PINELLAS PARK, Fla. -- As a deal in Congress was worked out to have federal courts decide Terri Schiavo's fate, emotions swelled outside the brain-damaged woman's hospice room Saturday, with protesters arrested after they symbolically tried to smuggle in bread and water on her second day without a feeding tube.
As supporters maintained a vigil outside the hospice, Schiavo's mother pleaded for the 41-year-old woman's life.
"We laugh together, we cry together, we smile together, we talk together," Mary Schindler told reporters. "Please, please, please save my little girl."
Congressional leaders announced a compromise that would allow the brain-damaged woman's case to be reviewed by federal courts that could restore her feeding tube. Schiavo could linger for one or two weeks if the tube is not reinserted -- as has happened twice before.
The attempted compromise would mark the latest wrinkle in the long-running legal battle over the fate of Schiavo, who doctors say is in a persistent vegetative state with no hope of recovery. Her husband has insisted she never wanted to live in such a condition.
"I am 100 percent sure," Michael Schiavo said Saturday on NBC's "Today."
The Senate convened briefly Saturday evening to give formal permission for the House to meet today, when it otherwise would be adjourned for the Easter recess.
The plan is for the House to act on the two-page bill today or just after midnight Monday morning. Senate Majority Leader Bill Frist said the Senate then would act on the House legislation, assuming it passes the House as envisioned, and rush the bill to the president for signature into law.
"We should investigate every avenue before we take the life of a living human being," said House Majority Leader Tom DeLay, R-Texas. "That's the very least we can do for her."
The measure would effectively take Schiavo's fate out of Florida state courts, where judges ordered the feeding tube removed on Friday, and allow Schiavo's parents to take their case to a federal judge. DeLay said that would likely mean restoration of the feeding tube "for as long as this appeal endures."
President Bush, who has said he favors a "presumption of life" for Schiavo, was expected to sign the bill as soon as it gets to him. He changed his schedule to return to the White House today from his ranch in Texas.
"We're elated primarily that they put politics to one side, and they're concentrating on the issue of saving Terri's life," Schiavo's father, Bob Schindler, said late Saturday.
Passage of the measure would require the presence of only a handful of lawmakers. Congress is on its spring recess, making it more difficult to locate lawmakers.

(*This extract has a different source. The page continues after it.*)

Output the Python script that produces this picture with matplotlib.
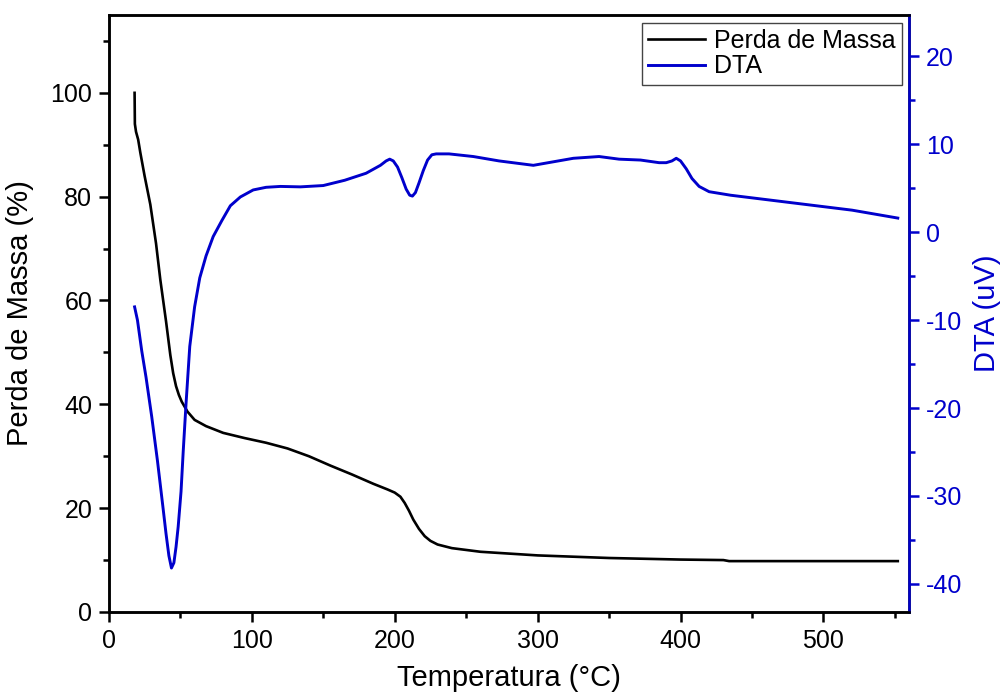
import matplotlib
matplotlib.use("Agg")
import matplotlib.pyplot as plt
from matplotlib.ticker import MultipleLocator

plt.rcParams['font.family'] = ['Liberation Sans', 'DejaVu Sans']
plt.rcParams['axes.unicode_minus'] = False

# Perda de Massa (TG) - temperatura em °C, massa em %
temp_tg = [18.0, 18.2, 19, 20.5, 22, 25, 29, 33, 36, 40, 43, 45, 47, 49, 51,
           55, 60, 68, 80, 95, 110, 125, 140, 155, 170, 185, 195, 200, 204,
           207, 210, 213, 217, 221, 225, 230, 240, 260, 300, 350, 400, 430,
           434, 480, 552]
massa = [100, 94, 92.5, 91, 88.5, 84, 78.5, 71, 64, 56, 49.5, 46, 43.5, 41.8,
         40.5, 38.6, 37, 35.8, 34.5, 33.5, 32.6, 31.5, 30, 28.2, 26.5, 24.7,
         23.6, 23.0, 22.2, 21.0, 19.5, 17.8, 16.0, 14.6, 13.7, 13.0, 12.3,
         11.6, 10.9, 10.4, 10.1, 10.0, 9.8, 9.8, 9.8]

# DTA - temperatura em °C, sinal em uV
temp_dta = [18, 20, 23, 26, 30, 34, 38, 40, 42, 43.8, 45.5, 47, 48.5, 50.5,
            52, 54, 56.6, 60, 63.6, 68, 73, 79, 85, 92, 101, 110, 120, 134,
            150, 165, 180, 190, 194, 196.5, 199, 202, 205, 208, 210.5, 212.4,
            214.5, 217, 220, 223, 226, 229, 238, 255, 273, 297, 311, 325, 343,
            357, 372, 385, 390, 394, 397, 400, 404, 408, 413, 420, 435, 460,
            490, 520, 552]
dta = [-8.5, -10, -13.5, -16.5, -21, -26, -31.5, -34.3, -36.8, -38.2, -37.6,
       -35.8, -33.5, -29.5, -25, -19.5, -13, -8.5, -5.2, -2.7, -0.5, 1.3,
       3.0, 4.0, 4.8, 5.1, 5.2, 5.15, 5.3, 5.9, 6.7, 7.6, 8.1, 8.3, 8.1, 7.4,
       6.2, 4.9, 4.2, 4.1, 4.5, 5.6, 7.0, 8.2, 8.8, 8.9, 8.9, 8.6, 8.1, 7.6,
       8.0, 8.4, 8.6, 8.3, 8.2, 7.9, 7.9, 8.1, 8.4, 8.1, 7.2, 6.1, 5.2, 4.6,
       4.2, 3.7, 3.1, 2.5, 1.6]

blue = '#0000CC'
fs = 18

fig = plt.figure(figsize=(10.08, 6.96), dpi=100)
ax = fig.add_axes([0.108, 0.1207, 0.794, 0.8578])
ax2 = ax.twinx()

l1, = ax.plot(temp_tg, massa, color='black', lw=1.9, label='Perda de Massa')
l2, = ax2.plot(temp_dta, dta, color=blue, lw=2.1, label='DTA')

ax.set_xlim(0, 560)
ax.set_ylim(0, 115)
ax2.set_ylim(-43.2, 24.7)

ax.xaxis.set_major_locator(MultipleLocator(100))
ax.xaxis.set_minor_locator(MultipleLocator(50))
ax.yaxis.set_major_locator(MultipleLocator(20))
ax.yaxis.set_minor_locator(MultipleLocator(10))
ax2.yaxis.set_major_locator(MultipleLocator(10))
ax2.yaxis.set_minor_locator(MultipleLocator(5))

for a in (ax, ax2):
    for s in a.spines.values():
        s.set_linewidth(1.8)
ax2.spines['right'].set_color(blue)

ax.tick_params(which='both', direction='out', width=1.8, labelsize=fs,
               top=False, right=False, pad=5)
ax.tick_params(which='major', length=7)
ax.tick_params(which='minor', length=4.5)
ax2.tick_params(which='both', direction='out', width=1.8, labelsize=fs,
                color=blue, labelcolor=blue, pad=5)
ax2.tick_params(which='major', length=7)
ax2.tick_params(which='minor', length=4.5)

ax.set_xlabel('Temperatura (°C)', fontsize=21, labelpad=8)
ax.set_ylabel('Perda de Massa (%)', fontsize=21, labelpad=12)
ax2.set_ylabel('DTA (uV)', fontsize=21, color=blue, labelpad=8)

leg = ax2.legend(handles=[l1, l2], loc='upper right',
                 bbox_to_anchor=(0.991, 0.9866), borderaxespad=0,
                 fontsize=fs, frameon=True, fancybox=False, framealpha=1,
                 handlelength=2.3, handletextpad=0.35, borderpad=0.25,
                 labelspacing=0.05)
leg.get_frame().set_edgecolor('#444444')
leg.get_frame().set_linewidth(1.0)

fig.savefig('out.png', dpi=100)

The development was the latest in an epic right-to-die battle between Schiavo's parents, Bob and Mary Schindler, and her husband, Michael Schiavo, over whether she should be permitted to die or kept alive by the feeding tube.
Schiavo's parents have been attempting for years to remove Michael Schiavo as their daughter's guardian and keep in place the tube that has kept her alive for more than 15 years.
Schiavo suffered severe brain damage in 1990 when a chemical imbalance apparently brought on by an eating disorder caused her heart to stop beating for a few minutes. She can breathe on her own, but has relied on the feeding-and-hydration tube to keep her alive.
Court-appointed physicians testified her brain damage was so severe that there was no hope she would ever have any cognitive abilities.
The case has encompassed at least 19 judges in at least six different courts.
In 2001, Schiavo went without food and water for two days before a judge ordered the tube reinserted when a new witness surfaced.
When the tube was removed in October 2003, the governor pushed through "Terri's Law," and six days later the tube was reinserted. The Florida Supreme Court ruled in September 2004 that Bush had overstepped his authority and declared the law unconstitutional.